%%

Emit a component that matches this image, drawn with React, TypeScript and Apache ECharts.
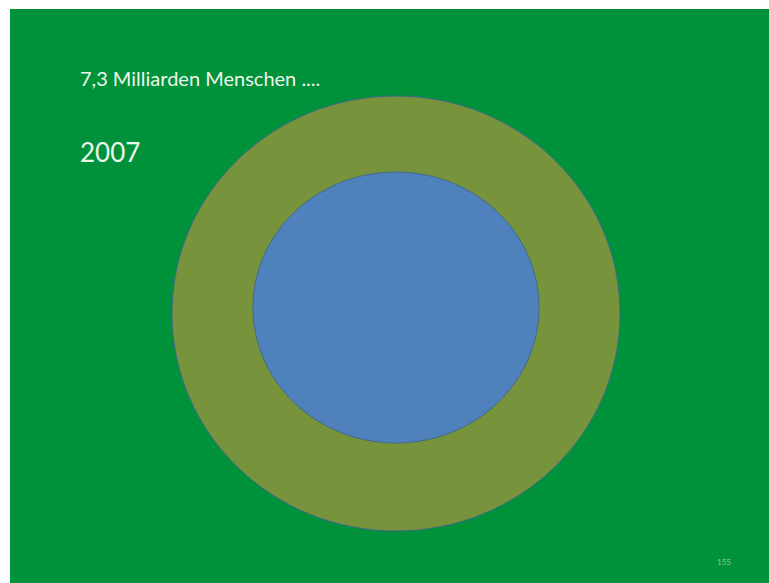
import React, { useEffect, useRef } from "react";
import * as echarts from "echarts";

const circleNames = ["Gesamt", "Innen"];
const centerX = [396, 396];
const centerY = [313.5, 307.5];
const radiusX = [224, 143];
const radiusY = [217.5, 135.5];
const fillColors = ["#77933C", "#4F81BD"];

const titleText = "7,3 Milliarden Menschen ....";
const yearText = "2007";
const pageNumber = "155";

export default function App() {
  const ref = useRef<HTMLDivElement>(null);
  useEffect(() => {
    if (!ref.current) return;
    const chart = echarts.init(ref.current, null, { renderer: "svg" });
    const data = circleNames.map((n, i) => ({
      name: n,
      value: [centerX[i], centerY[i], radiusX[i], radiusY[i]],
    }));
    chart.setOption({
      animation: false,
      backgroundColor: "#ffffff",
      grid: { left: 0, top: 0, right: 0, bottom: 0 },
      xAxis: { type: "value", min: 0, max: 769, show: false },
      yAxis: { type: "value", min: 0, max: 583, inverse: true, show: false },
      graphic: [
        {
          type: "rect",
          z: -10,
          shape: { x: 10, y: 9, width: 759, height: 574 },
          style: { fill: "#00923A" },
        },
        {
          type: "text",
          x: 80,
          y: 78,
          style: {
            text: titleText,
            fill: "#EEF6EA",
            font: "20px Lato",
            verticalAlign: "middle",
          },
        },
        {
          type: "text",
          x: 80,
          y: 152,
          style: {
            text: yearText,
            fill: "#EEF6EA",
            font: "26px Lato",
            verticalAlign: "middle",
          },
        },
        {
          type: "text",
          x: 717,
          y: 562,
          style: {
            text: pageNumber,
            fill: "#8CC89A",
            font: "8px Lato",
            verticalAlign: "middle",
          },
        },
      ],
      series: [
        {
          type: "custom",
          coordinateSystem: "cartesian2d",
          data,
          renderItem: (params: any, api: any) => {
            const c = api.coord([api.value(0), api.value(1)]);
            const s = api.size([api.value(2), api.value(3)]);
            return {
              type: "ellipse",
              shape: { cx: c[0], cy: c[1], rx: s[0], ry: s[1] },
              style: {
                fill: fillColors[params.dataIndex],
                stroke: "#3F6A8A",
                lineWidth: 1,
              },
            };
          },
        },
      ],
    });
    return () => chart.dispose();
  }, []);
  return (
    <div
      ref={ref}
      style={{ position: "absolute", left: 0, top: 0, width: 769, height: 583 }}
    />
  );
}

%%

• Request: Reproduce the material above in full and without alteration, but skip all pictures.

• Response to the exercise:
Emit a component that matches this image, drawn with React, TypeScript and Apache ECharts.
import React, { useEffect, useRef } from "react";
import * as echarts from "echarts";

const circleNames = ["Gesamt", "Innen"];
const centerX = [396, 396];
const centerY = [313.5, 307.5];
const radiusX = [224, 143];
const radiusY = [217.5, 135.5];
const fillColors = ["#77933C", "#4F81BD"];

const titleText = "7,3 Milliarden Menschen ....";
const yearText = "2007";
const pageNumber = "155";

export default function App() {
  const ref = useRef<HTMLDivElement>(null);
  useEffect(() => {
    if (!ref.current) return;
    const chart = echarts.init(ref.current, null, { renderer: "svg" });
    const data = circleNames.map((n, i) => ({
      name: n,
      value: [centerX[i], centerY[i], radiusX[i], radiusY[i]],
    }));
    chart.setOption({
      animation: false,
      backgroundColor: "#ffffff",
      grid: { left: 0, top: 0, right: 0, bottom: 0 },
      xAxis: { type: "value", min: 0, max: 769, show: false },
      yAxis: { type: "value", min: 0, max: 583, inverse: true, show: false },
      graphic: [
        {
          type: "rect",
          z: -10,
          shape: { x: 10, y: 9, width: 759, height: 574 },
          style: { fill: "#00923A" },
        },
        {
          type: "text",
          x: 80,
          y: 78,
          style: {
            text: titleText,
            fill: "#EEF6EA",
            font: "20px Lato",
            verticalAlign: "middle",
          },
        },
        {
          type: "text",
          x: 80,
          y: 152,
          style: {
            text: yearText,
            fill: "#EEF6EA",
            font: "26px Lato",
            verticalAlign: "middle",
          },
        },
        {
          type: "text",
          x: 717,
          y: 562,
          style: {
            text: pageNumber,
            fill: "#8CC89A",
            font: "8px Lato",
            verticalAlign: "middle",
          },
        },
      ],
      series: [
        {
          type: "custom",
          coordinateSystem: "cartesian2d",
          data,
          renderItem: (params: any, api: any) => {
            const c = api.coord([api.value(0), api.value(1)]);
            const s = api.size([api.value(2), api.value(3)]);
            return {
              type: "ellipse",
              shape: { cx: c[0], cy: c[1], rx: s[0], ry: s[1] },
              style: {
                fill: fillColors[params.dataIndex],
                stroke: "#3F6A8A",
                lineWidth: 1,
              },
            };
          },
        },
      ],
    });
    return () => chart.dispose();
  }, []);
  return (
    <div
      ref={ref}
      style={{ position: "absolute", left: 0, top: 0, width: 769, height: 583 }}
    />
  );
}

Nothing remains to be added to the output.